[Instruction] Do not copy the pictures. Write out the lines from the start of the entries through the line containing "-12.2, -10.6, -8.8]".

# # # # # # #

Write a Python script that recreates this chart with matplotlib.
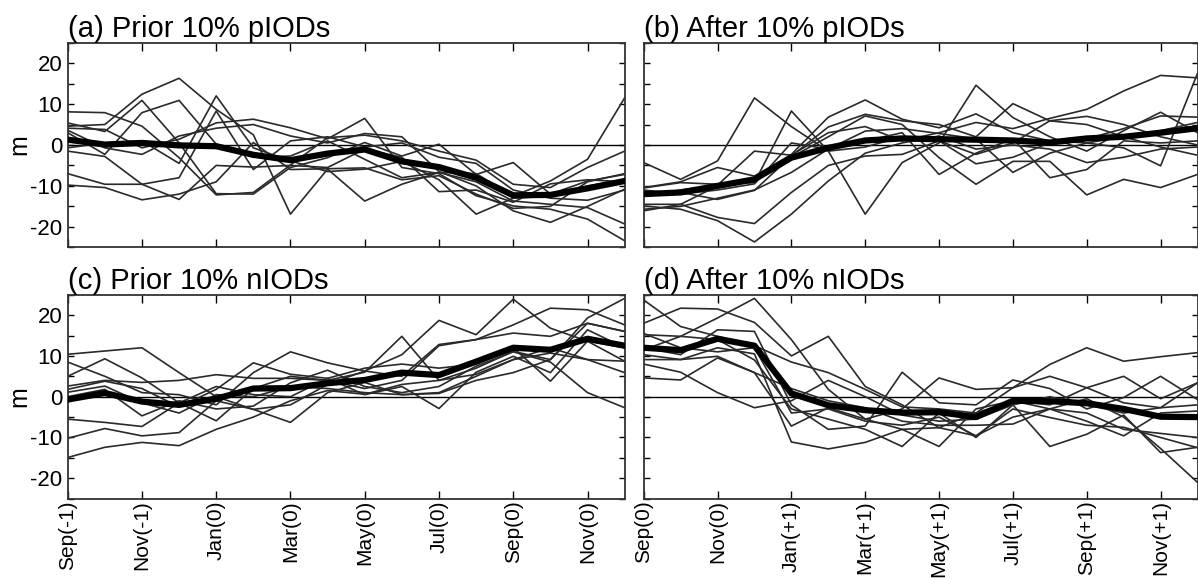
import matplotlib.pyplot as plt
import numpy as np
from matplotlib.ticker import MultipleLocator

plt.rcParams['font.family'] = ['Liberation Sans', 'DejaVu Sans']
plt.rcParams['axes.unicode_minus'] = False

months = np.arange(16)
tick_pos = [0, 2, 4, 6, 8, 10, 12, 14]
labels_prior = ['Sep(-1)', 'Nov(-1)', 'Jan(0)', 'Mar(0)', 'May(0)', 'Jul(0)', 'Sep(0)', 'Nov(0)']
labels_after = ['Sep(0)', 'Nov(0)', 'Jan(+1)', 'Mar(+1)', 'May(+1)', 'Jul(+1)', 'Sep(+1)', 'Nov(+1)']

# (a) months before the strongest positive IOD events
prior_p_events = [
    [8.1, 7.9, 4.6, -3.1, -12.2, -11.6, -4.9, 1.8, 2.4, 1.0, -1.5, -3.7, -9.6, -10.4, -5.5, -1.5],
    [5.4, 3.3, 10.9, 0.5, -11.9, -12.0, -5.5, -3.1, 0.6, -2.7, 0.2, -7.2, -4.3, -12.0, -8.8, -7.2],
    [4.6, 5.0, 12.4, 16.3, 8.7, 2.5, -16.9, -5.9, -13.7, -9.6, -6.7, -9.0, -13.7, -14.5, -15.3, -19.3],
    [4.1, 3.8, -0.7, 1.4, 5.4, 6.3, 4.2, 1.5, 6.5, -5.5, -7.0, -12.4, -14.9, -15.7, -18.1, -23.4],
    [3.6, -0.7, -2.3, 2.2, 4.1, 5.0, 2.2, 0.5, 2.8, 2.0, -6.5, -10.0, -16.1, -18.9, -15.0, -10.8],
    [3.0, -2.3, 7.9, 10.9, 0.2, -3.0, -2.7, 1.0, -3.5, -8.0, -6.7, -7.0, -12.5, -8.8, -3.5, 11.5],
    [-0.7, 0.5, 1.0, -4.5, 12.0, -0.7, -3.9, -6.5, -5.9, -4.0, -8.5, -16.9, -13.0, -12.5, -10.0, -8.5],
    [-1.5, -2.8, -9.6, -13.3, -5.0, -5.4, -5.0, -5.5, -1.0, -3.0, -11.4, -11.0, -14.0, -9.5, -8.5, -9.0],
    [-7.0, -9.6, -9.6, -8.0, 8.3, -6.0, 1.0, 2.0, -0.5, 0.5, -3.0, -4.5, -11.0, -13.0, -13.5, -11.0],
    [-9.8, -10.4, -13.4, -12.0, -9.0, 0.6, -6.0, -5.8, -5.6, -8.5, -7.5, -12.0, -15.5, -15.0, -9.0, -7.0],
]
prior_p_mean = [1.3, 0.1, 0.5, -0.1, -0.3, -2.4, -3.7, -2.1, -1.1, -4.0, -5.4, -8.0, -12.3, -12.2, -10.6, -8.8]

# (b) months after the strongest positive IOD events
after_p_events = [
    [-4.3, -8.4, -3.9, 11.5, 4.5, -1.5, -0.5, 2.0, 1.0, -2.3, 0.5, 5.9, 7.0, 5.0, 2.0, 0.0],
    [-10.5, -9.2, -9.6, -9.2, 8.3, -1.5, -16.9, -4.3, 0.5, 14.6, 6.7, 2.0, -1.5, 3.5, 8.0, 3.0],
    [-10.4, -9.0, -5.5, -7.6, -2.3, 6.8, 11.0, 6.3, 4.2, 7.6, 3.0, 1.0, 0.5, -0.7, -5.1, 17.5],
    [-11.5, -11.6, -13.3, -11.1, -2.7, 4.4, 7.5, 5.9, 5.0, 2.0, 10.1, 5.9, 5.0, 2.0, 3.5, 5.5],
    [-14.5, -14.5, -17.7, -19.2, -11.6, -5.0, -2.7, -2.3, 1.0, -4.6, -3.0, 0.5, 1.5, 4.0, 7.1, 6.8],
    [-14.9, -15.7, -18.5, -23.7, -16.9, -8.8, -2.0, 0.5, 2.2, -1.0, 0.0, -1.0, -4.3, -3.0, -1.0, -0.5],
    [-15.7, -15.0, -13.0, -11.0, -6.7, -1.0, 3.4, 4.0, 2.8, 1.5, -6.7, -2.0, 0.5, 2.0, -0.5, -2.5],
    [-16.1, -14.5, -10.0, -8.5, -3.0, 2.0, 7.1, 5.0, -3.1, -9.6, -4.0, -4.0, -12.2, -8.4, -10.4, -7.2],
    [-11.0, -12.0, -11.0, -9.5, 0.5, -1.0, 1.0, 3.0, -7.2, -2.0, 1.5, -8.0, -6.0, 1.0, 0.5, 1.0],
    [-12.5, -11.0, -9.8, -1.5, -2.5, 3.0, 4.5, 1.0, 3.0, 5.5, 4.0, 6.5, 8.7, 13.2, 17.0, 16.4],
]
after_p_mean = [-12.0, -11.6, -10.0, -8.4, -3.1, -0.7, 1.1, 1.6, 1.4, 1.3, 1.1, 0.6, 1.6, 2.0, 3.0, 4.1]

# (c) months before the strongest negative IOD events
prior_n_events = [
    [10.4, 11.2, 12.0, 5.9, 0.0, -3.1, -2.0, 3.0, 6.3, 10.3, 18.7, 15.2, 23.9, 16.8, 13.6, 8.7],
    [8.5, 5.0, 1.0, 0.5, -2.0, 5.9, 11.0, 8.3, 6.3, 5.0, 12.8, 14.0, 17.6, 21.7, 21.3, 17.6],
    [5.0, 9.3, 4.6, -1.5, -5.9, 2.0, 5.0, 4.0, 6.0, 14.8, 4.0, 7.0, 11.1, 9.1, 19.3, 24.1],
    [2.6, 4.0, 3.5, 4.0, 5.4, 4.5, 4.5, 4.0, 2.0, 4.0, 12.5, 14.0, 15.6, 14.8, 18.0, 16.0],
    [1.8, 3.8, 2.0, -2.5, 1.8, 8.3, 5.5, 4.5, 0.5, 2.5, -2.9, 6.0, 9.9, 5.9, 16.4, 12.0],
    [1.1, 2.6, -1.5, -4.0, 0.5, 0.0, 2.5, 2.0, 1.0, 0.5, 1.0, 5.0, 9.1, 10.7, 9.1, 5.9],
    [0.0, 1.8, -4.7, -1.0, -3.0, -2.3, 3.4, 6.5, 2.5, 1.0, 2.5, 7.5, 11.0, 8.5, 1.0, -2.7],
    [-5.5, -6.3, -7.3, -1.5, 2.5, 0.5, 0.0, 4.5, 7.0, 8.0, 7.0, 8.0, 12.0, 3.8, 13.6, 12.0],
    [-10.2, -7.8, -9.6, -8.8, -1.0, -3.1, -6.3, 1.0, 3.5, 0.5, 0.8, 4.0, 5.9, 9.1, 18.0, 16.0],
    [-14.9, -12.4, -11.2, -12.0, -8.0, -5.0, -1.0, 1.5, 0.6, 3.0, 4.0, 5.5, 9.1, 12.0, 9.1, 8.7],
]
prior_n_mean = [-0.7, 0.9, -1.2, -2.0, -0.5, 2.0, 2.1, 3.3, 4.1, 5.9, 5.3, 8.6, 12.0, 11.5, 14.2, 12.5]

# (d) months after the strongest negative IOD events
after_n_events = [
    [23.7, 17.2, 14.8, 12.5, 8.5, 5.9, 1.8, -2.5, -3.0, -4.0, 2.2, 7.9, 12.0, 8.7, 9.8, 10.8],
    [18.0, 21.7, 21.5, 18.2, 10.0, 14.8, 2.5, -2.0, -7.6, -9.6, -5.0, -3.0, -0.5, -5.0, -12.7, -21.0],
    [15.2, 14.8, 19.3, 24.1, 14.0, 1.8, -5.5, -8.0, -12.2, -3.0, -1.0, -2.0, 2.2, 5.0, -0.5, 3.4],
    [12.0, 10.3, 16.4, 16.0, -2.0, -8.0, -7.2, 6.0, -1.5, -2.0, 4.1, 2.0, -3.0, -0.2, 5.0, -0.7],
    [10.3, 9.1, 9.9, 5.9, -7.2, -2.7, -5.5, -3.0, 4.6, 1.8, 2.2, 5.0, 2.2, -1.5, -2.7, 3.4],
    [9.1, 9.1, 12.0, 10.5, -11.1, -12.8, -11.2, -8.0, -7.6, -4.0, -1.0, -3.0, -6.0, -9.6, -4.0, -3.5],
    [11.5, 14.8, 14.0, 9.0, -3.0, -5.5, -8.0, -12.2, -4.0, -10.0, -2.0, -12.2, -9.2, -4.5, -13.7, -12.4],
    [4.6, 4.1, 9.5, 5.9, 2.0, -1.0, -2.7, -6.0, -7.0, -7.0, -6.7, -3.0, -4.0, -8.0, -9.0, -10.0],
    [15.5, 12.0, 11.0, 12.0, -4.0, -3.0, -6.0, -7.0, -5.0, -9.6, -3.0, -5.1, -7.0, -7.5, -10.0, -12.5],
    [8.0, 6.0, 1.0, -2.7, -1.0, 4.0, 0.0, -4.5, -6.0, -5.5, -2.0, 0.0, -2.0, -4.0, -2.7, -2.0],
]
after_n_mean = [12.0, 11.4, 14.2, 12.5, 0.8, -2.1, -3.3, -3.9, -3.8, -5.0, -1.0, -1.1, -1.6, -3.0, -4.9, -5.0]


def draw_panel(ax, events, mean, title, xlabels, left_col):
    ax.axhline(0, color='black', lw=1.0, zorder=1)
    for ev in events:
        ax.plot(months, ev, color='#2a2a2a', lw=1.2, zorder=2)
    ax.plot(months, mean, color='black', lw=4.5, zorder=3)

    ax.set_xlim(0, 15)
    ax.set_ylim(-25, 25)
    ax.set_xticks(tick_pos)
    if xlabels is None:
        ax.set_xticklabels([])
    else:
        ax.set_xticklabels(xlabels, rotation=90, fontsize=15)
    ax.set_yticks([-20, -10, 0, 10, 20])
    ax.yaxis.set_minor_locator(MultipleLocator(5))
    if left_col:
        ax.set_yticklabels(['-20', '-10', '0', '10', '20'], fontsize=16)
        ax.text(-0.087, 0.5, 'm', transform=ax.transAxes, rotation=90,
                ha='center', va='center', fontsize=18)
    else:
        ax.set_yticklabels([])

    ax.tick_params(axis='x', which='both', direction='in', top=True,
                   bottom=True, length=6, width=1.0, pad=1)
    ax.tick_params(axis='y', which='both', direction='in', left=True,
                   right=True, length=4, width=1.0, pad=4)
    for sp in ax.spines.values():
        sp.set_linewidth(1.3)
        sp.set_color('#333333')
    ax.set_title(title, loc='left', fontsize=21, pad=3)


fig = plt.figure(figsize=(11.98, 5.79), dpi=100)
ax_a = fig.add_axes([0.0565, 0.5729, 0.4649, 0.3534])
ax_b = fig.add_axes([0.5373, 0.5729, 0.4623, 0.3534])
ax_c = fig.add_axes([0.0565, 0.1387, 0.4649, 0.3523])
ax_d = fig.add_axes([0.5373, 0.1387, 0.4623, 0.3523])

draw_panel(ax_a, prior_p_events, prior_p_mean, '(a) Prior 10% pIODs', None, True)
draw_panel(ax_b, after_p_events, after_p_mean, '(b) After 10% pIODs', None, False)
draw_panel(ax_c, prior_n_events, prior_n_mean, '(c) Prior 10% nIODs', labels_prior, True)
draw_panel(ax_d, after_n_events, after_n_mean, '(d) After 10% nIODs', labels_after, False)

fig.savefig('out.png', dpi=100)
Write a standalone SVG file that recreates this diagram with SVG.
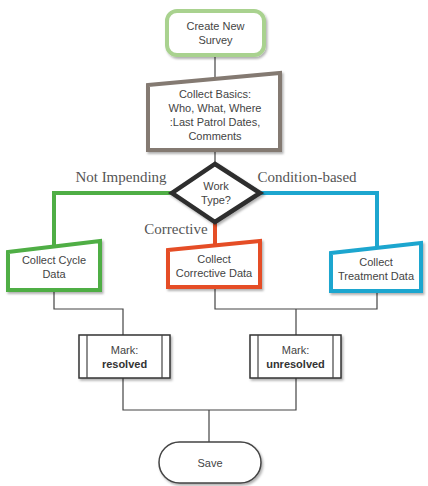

# # # # # # #

[Solution to the exercise]
Write a Python script that recreates this chart with matplotlib.
import matplotlib.pyplot as plt
import numpy as np
from matplotlib.ticker import MultipleLocator

plt.rcParams['font.family'] = ['Liberation Sans', 'DejaVu Sans']
plt.rcParams['axes.unicode_minus'] = False

months = np.arange(16)
tick_pos = [0, 2, 4, 6, 8, 10, 12, 14]
labels_prior = ['Sep(-1)', 'Nov(-1)', 'Jan(0)', 'Mar(0)', 'May(0)', 'Jul(0)', 'Sep(0)', 'Nov(0)']
labels_after = ['Sep(0)', 'Nov(0)', 'Jan(+1)', 'Mar(+1)', 'May(+1)', 'Jul(+1)', 'Sep(+1)', 'Nov(+1)']

# (a) months before the strongest positive IOD events
prior_p_events = [
    [8.1, 7.9, 4.6, -3.1, -12.2, -11.6, -4.9, 1.8, 2.4, 1.0, -1.5, -3.7, -9.6, -10.4, -5.5, -1.5],
    [5.4, 3.3, 10.9, 0.5, -11.9, -12.0, -5.5, -3.1, 0.6, -2.7, 0.2, -7.2, -4.3, -12.0, -8.8, -7.2],
    [4.6, 5.0, 12.4, 16.3, 8.7, 2.5, -16.9, -5.9, -13.7, -9.6, -6.7, -9.0, -13.7, -14.5, -15.3, -19.3],
    [4.1, 3.8, -0.7, 1.4, 5.4, 6.3, 4.2, 1.5, 6.5, -5.5, -7.0, -12.4, -14.9, -15.7, -18.1, -23.4],
    [3.6, -0.7, -2.3, 2.2, 4.1, 5.0, 2.2, 0.5, 2.8, 2.0, -6.5, -10.0, -16.1, -18.9, -15.0, -10.8],
    [3.0, -2.3, 7.9, 10.9, 0.2, -3.0, -2.7, 1.0, -3.5, -8.0, -6.7, -7.0, -12.5, -8.8, -3.5, 11.5],
    [-0.7, 0.5, 1.0, -4.5, 12.0, -0.7, -3.9, -6.5, -5.9, -4.0, -8.5, -16.9, -13.0, -12.5, -10.0, -8.5],
    [-1.5, -2.8, -9.6, -13.3, -5.0, -5.4, -5.0, -5.5, -1.0, -3.0, -11.4, -11.0, -14.0, -9.5, -8.5, -9.0],
    [-7.0, -9.6, -9.6, -8.0, 8.3, -6.0, 1.0, 2.0, -0.5, 0.5, -3.0, -4.5, -11.0, -13.0, -13.5, -11.0],
    [-9.8, -10.4, -13.4, -12.0, -9.0, 0.6, -6.0, -5.8, -5.6, -8.5, -7.5, -12.0, -15.5, -15.0, -9.0, -7.0],
]
prior_p_mean = [1.3, 0.1, 0.5, -0.1, -0.3, -2.4, -3.7, -2.1, -1.1, -4.0, -5.4, -8.0, -12.3, -12.2, -10.6, -8.8]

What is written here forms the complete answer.